Both men and women wore tunics, a popular garment that is still prevalent among people today. The loose fitting long-shirt had slight variation depending on gender. Women’s tunics usually had longer sleeves than their male counterparts and made of much more elaborate fabrications. Another variation, in contrast, had no sleeves and a V-neckline.
Changes in Womenswear and Menswear
→ Old Kingdom
Menswear and womenswear consisted of short skirts, long narrow aprons, and loincloths. Overall, most of the clothing during Egypt’s Old Kingdom era was very basic in design, with little stitching and simple shapes. Large rectangular fabric wrapped around the body provided the basis for most of their apparel, usually plain and white in color.
→ Middle Kingdom
The hemlines lowered during this time period, especially for men. The skirts became more complex and elaborate belts were used to hold up the straight silhouette. Full length cloaks were used during the wintertime by men. During the Middle Kingdom, women wore short shawls and long cloaks, in contrast to the New Kingdom’s wrapped cloaks tied with knots. The skirts during this time consisted of an opaque underskirt with diaphanous outer layers.
→ New Kingdom
The most elaborate fashion occurred during the New Kingdom, where even the empire’s religion changed for a short period during Akhenaton’s reign. The transformation from a polytheist to a monotheist religion also manifested a transformation in artistic style.
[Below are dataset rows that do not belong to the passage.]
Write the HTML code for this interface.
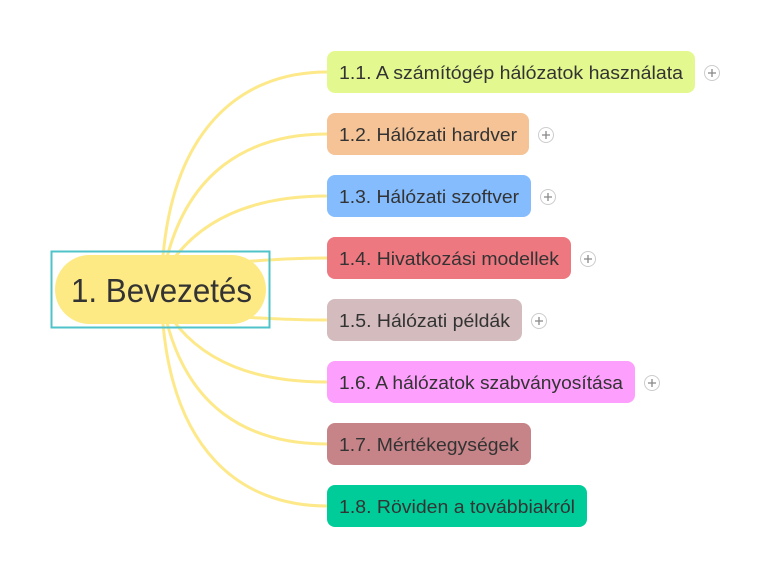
<!DOCTYPE html>
<html><head><meta charset="utf-8"><style>
html,body{margin:0;padding:0;background:#fff;width:758px;height:578px;overflow:hidden}
text{font-family:"Liberation Sans",sans-serif;fill:#333}
</style></head><body>
<svg width="758" height="578" viewBox="0 0 758 578" xmlns="http://www.w3.org/2000/svg">
<g fill="none" stroke="#fde98a" stroke-width="3" stroke-linecap="round">
<path d="M162 270 C170 130 240 72 327 72"/>
<path d="M164 270 C185 170 250 134 327 134"/>
<path d="M166 270 C200 215 260 196 327 196"/>
<path d="M240 262 C280 259 300 258 327 258"/>
<path d="M240 317 C280 319 300 320 327 320"/>
<path d="M166 310 C200 365 260 382 327 382"/>
<path d="M164 310 C185 410 250 444 327 444"/>
<path d="M162 310 C170 450 240 506 327 506"/>
</g>
<rect x="51.5" y="251.5" width="218" height="76" fill="none" stroke="#4fc3c9" stroke-width="2"/>
<rect x="55" y="255" width="211" height="69" rx="34.5" fill="#feea85"/>
<text x="71" y="302" font-size="33" textLength="181" lengthAdjust="spacingAndGlyphs" fill="#2a2a2a">1. Bevezetés</text>
<g font-size="18">
<rect x="327" y="51" width="368" height="42" rx="8" fill="#e3f98f"/><text x="339" y="79" textLength="344" lengthAdjust="spacingAndGlyphs">1.1. A számítógép hálózatok használata</text>
<rect x="327" y="113" width="202" height="42" rx="8" fill="#f5c396"/><text x="339" y="141" textLength="178" lengthAdjust="spacingAndGlyphs">1.2. Hálózati hardver</text>
<rect x="327" y="175" width="204" height="42" rx="8" fill="#84bcfd"/><text x="339" y="203" textLength="180" lengthAdjust="spacingAndGlyphs">1.3. Hálózati szoftver</text>
<rect x="327" y="237" width="244" height="42" rx="8" fill="#ee7880"/><text x="339" y="265" textLength="220" lengthAdjust="spacingAndGlyphs">1.4. Hivatkozási modellek</text>
<rect x="327" y="299" width="195" height="42" rx="8" fill="#d3bbbe"/><text x="339" y="327" textLength="171" lengthAdjust="spacingAndGlyphs">1.5. Hálózati példák</text>
<rect x="327" y="361" width="308" height="42" rx="8" fill="#fd9ffc"/><text x="339" y="389" textLength="284" lengthAdjust="spacingAndGlyphs">1.6. A hálózatok szabványosítása</text>
<rect x="327" y="423" width="204" height="42" rx="8" fill="#c78488"/><text x="339" y="451" textLength="180" lengthAdjust="spacingAndGlyphs">1.7. Mértékegységek</text>
<rect x="327" y="485" width="260" height="42" rx="8" fill="#00cc99"/><text x="339" y="513" textLength="236" lengthAdjust="spacingAndGlyphs">1.8. Röviden a továbbiakról</text>
</g>
<g stroke="#ccc" stroke-width="1" fill="#fff">
<circle cx="712" cy="73" r="7.5"/><circle cx="546" cy="135" r="7.5"/><circle cx="548" cy="197" r="7.5"/>
<circle cx="588" cy="259" r="7.5"/><circle cx="539" cy="321" r="7.5"/><circle cx="652" cy="383" r="7.5"/>
</g>
<g stroke="#888" stroke-width="1.3">
<path d="M708 73h8M712 69v8"/><path d="M542 135h8M546 131v8"/><path d="M544 197h8M548 193v8"/>
<path d="M584 259h8M588 255v8"/><path d="M535 321h8M539 317v8"/><path d="M648 383h8M652 379v8"/>
</g>
</svg>
</body></html>
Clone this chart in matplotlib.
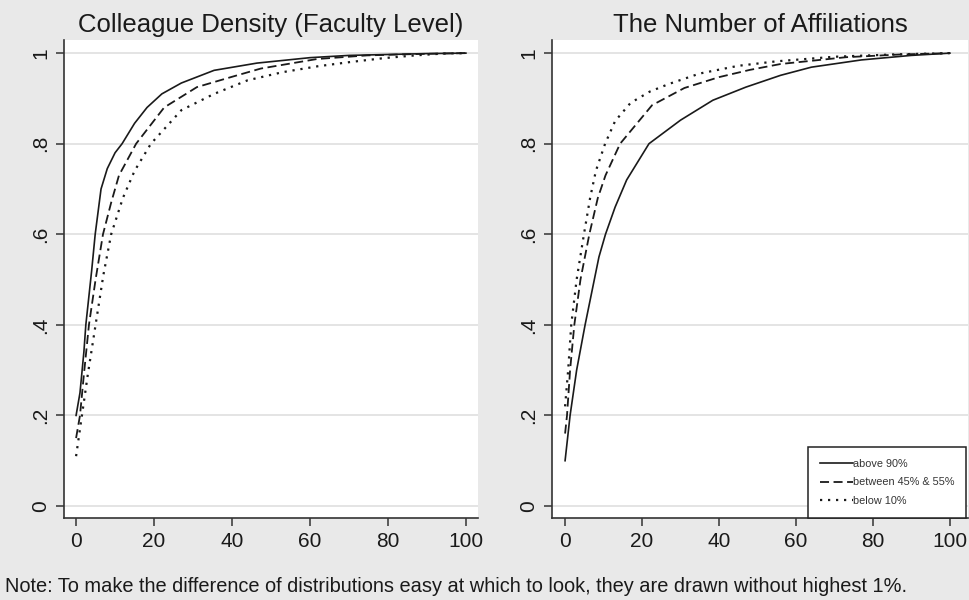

From before this time, traditional Egyptian proportions were broad shoulders and a slim waist, looking strong and masculine. Akhenaton’s reign introduced a new body proportion that emphasized an androgynous ideal with slim shoulders and imperfect, more alienesque style. Men’s changed once again, becoming pleated and fringed. Sashes and aprons were also added. Women started using beaded and embroidered yoke collars and long pleated dresses with shawls. The pleated skirts had triangular panels and came in both short and form fitting styles.
The last thing we think about when viewing the glamorous minimalism of a stark alabaster Calvin Klein sheath is the golden excess of Ancient Egypt’s tombs, but understanding influences in fashion—even unintended ones—intrigues and excites us. Regardless that the pharaohs are long gone from their tombs now, their desires for afterlife truly live on in fashion. Today, their take on clothing proves to be more relevant than ever. For Spring 2004, John Galliano’s Haute Couture collection for Christian Dior created a exuberant, extreme take on the Valley of the Kings. More recently, Givenchy’s Riccardo Tisci designed costumes for Madonna’s supersized Super Bowl performance inspired by Cleopatra, mixed with gladiatorial influences. Gareth Pugh’s sculptural pyramid-esque design that Karl Lagerfeld tapped into for Chanel’s crystal inspired Fall 2012 show expresses the importance of even Egyptian architecture. Galliano, Pugh, and Tisci using you for inspiration? Now that’s what we call an afterlife.